— DO THIS —
Copy all of the material exactly. Pictures are not to appear in the copy.

** start COLLECTED DATA **

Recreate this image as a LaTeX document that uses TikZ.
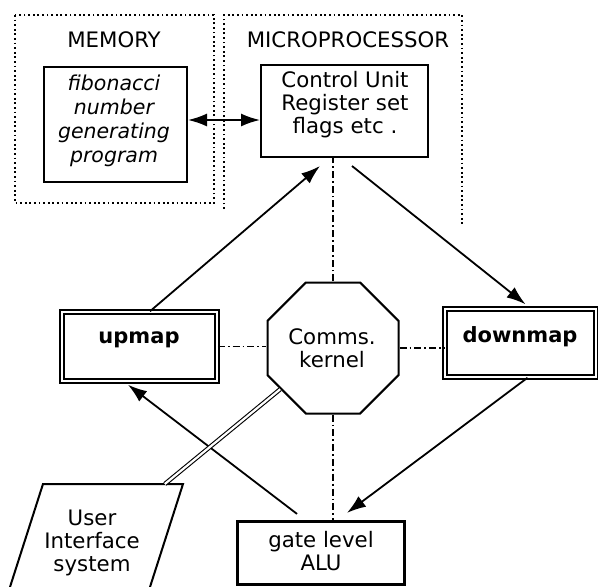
\documentclass[tikz,border=0pt]{standalone}
\usepackage{fontspec}
\setmainfont{DejaVu Sans}
\usetikzlibrary{arrows.meta,shapes.geometric,calc}
\begin{document}
\begin{tikzpicture}[x=1pt,y=-1pt,
  >={Latex[length=19pt,width=13pt]},
  every node/.style={inner sep=0pt, font=\fontsize{21.3}{23}\selectfont},
  txt/.style={align=center},
  boldtxt/.style={font=\bfseries\fontsize{21}{23}\selectfont},
  plainbox/.style={draw, line width=2pt},
  dblbox/.style={draw, double, line width=1.5pt, double distance=2.4pt},
  arr/.style={line width=1.8pt, ->},
  dd/.style={line width=1.6pt, dash pattern=on 7pt off 3pt on 1.8pt off 3pt},
  dotframe/.style={line width=1.8pt, dash pattern=on 1.8pt off 2.8pt},
  dblline/.style={double, line width=1.1pt, double distance=2.2pt}
]
\useasboundingbox (0,0) rectangle (598,587);

% dotted frames
\draw[dotframe] (15,15) rectangle (214,203);
\draw[dotframe] (224,209) -- (224,15) -- (462,15) -- (462,225);
\node (memlbl) at (114,40) {MEMORY};
\node (mplbl) at (348,40) {MICROPROCESSOR};

% boxes
\node[plainbox, minimum width=143pt, minimum height=115pt] (fib) at (115.5,124.5) {};
\node[txt, font=\itshape\fontsize{20.5}{24}\selectfont] (fibtxt) at (114,121) {fibonacci\\number\\generating\\program};

\node[plainbox, minimum width=167pt, minimum height=92pt] (cu) at (344.5,111) {};
\node[txt] (cutxt) at (345,105) {Control Unit\\Register set\\flags etc .};

\node[dblbox, minimum width=155pt, minimum height=69pt] (up) at (139.5,346.5) {};
\node[boldtxt] (uptxt) at (139,340) {upmap};

\node[dblbox, minimum width=151pt, minimum height=68pt] (down) at (520.5,343) {};
\node[boldtxt] (downtxt) at (520,337) {downmap};

\node[draw, line width=2pt, regular polygon, regular polygon sides=8, minimum size=141.8pt] (oct) at (333,348) {};
\node[txt] (octtxt) at (332,348) {Comms.\\kernel};

\node[draw, line width=3.2pt, minimum width=167pt, minimum height=63pt] (alu) at (321,553) {};
\node[txt] (alutxt) at (321,551) {gate level\\ALU};

% user interface parallelogram (cut by the lower edge)
\coordinate (uibl) at (10,587);
\coordinate (uitl) at (43,484);
\coordinate (uitr) at (183,484);
\coordinate (uibr) at (150,587);
\draw[line width=2pt] (uibl) -- (uitl) -- (uitr) -- (uibr);
\node[txt] (ui) at (92,543) {User\\Interface\\system};
\coordinate (uitop) at ($(uitl)!0.87!(uitr)$);

% connectors
\draw[line width=1.8pt, <->] ([yshift=4.5pt]fib.east) -- ([yshift=-9pt]cu.west);
\draw[arr] ([xshift=10.5pt]up.north) -- ([xshift=-24.5pt,yshift=-8pt]cu.south);
\draw[arr] ([xshift=7.5pt,yshift=-8pt]cu.south) -- ([xshift=5pt,yshift=4pt]down.north);
\draw[arr] ([xshift=7pt]down.south) -- ([xshift=26pt,yshift=7pt]alu.north);
\draw[arr] ([xshift=-24pt,yshift=6pt]alu.north) -- ([xshift=-11.5pt,yshift=-3pt]up.south);

\draw[dd] (oct.north) -- (oct.north |- cu.south);
\draw[dd] (oct.south) -- (oct.south |- alu.north);
\draw[dd] (up.east) -- (up.east -| oct.west);
\draw[dd] (oct.east) -- (oct.east -| down.west);

\draw[dblline] (uitop) -- (oct.218);
\end{tikzpicture}
\end{document}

** end COLLECTED DATA **

— COMPLETE ANSWER —
Recreate this image as a LaTeX document that uses TikZ.
\documentclass[tikz,border=0pt]{standalone}
\usepackage{fontspec}
\setmainfont{DejaVu Sans}
\usetikzlibrary{arrows.meta,shapes.geometric,calc}
\begin{document}
\begin{tikzpicture}[x=1pt,y=-1pt,
  >={Latex[length=19pt,width=13pt]},
  every node/.style={inner sep=0pt, font=\fontsize{21.3}{23}\selectfont},
  txt/.style={align=center},
  boldtxt/.style={font=\bfseries\fontsize{21}{23}\selectfont},
  plainbox/.style={draw, line width=2pt},
  dblbox/.style={draw, double, line width=1.5pt, double distance=2.4pt},
  arr/.style={line width=1.8pt, ->},
  dd/.style={line width=1.6pt, dash pattern=on 7pt off 3pt on 1.8pt off 3pt},
  dotframe/.style={line width=1.8pt, dash pattern=on 1.8pt off 2.8pt},
  dblline/.style={double, line width=1.1pt, double distance=2.2pt}
]
\useasboundingbox (0,0) rectangle (598,587);

% dotted frames
\draw[dotframe] (15,15) rectangle (214,203);
\draw[dotframe] (224,209) -- (224,15) -- (462,15) -- (462,225);
\node (memlbl) at (114,40) {MEMORY};
\node (mplbl) at (348,40) {MICROPROCESSOR};

% boxes
\node[plainbox, minimum width=143pt, minimum height=115pt] (fib) at (115.5,124.5) {};
\node[txt, font=\itshape\fontsize{20.5}{24}\selectfont] (fibtxt) at (114,121) {fibonacci\\number\\generating\\program};

\node[plainbox, minimum width=167pt, minimum height=92pt] (cu) at (344.5,111) {};
\node[txt] (cutxt) at (345,105) {Control Unit\\Register set\\flags etc .};

\node[dblbox, minimum width=155pt, minimum height=69pt] (up) at (139.5,346.5) {};
\node[boldtxt] (uptxt) at (139,340) {upmap};

\node[dblbox, minimum width=151pt, minimum height=68pt] (down) at (520.5,343) {};
\node[boldtxt] (downtxt) at (520,337) {downmap};

\node[draw, line width=2pt, regular polygon, regular polygon sides=8, minimum size=141.8pt] (oct) at (333,348) {};
\node[txt] (octtxt) at (332,348) {Comms.\\kernel};

\node[draw, line width=3.2pt, minimum width=167pt, minimum height=63pt] (alu) at (321,553) {};
\node[txt] (alutxt) at (321,551) {gate level\\ALU};

% user interface parallelogram (cut by the lower edge)
\coordinate (uibl) at (10,587);
\coordinate (uitl) at (43,484);
\coordinate (uitr) at (183,484);
\coordinate (uibr) at (150,587);
\draw[line width=2pt] (uibl) -- (uitl) -- (uitr) -- (uibr);
\node[txt] (ui) at (92,543) {User\\Interface\\system};
\coordinate (uitop) at ($(uitl)!0.87!(uitr)$);

% connectors
\draw[line width=1.8pt, <->] ([yshift=4.5pt]fib.east) -- ([yshift=-9pt]cu.west);
\draw[arr] ([xshift=10.5pt]up.north) -- ([xshift=-24.5pt,yshift=-8pt]cu.south);
\draw[arr] ([xshift=7.5pt,yshift=-8pt]cu.south) -- ([xshift=5pt,yshift=4pt]down.north);
\draw[arr] ([xshift=7pt]down.south) -- ([xshift=26pt,yshift=7pt]alu.north);
\draw[arr] ([xshift=-24pt,yshift=6pt]alu.north) -- ([xshift=-11.5pt,yshift=-3pt]up.south);

\draw[dd] (oct.north) -- (oct.north |- cu.south);
\draw[dd] (oct.south) -- (oct.south |- alu.north);
\draw[dd] (up.east) -- (up.east -| oct.west);
\draw[dd] (oct.east) -- (oct.east -| down.west);

\draw[dblline] (uitop) -- (oct.218);
\end{tikzpicture}
\end{document}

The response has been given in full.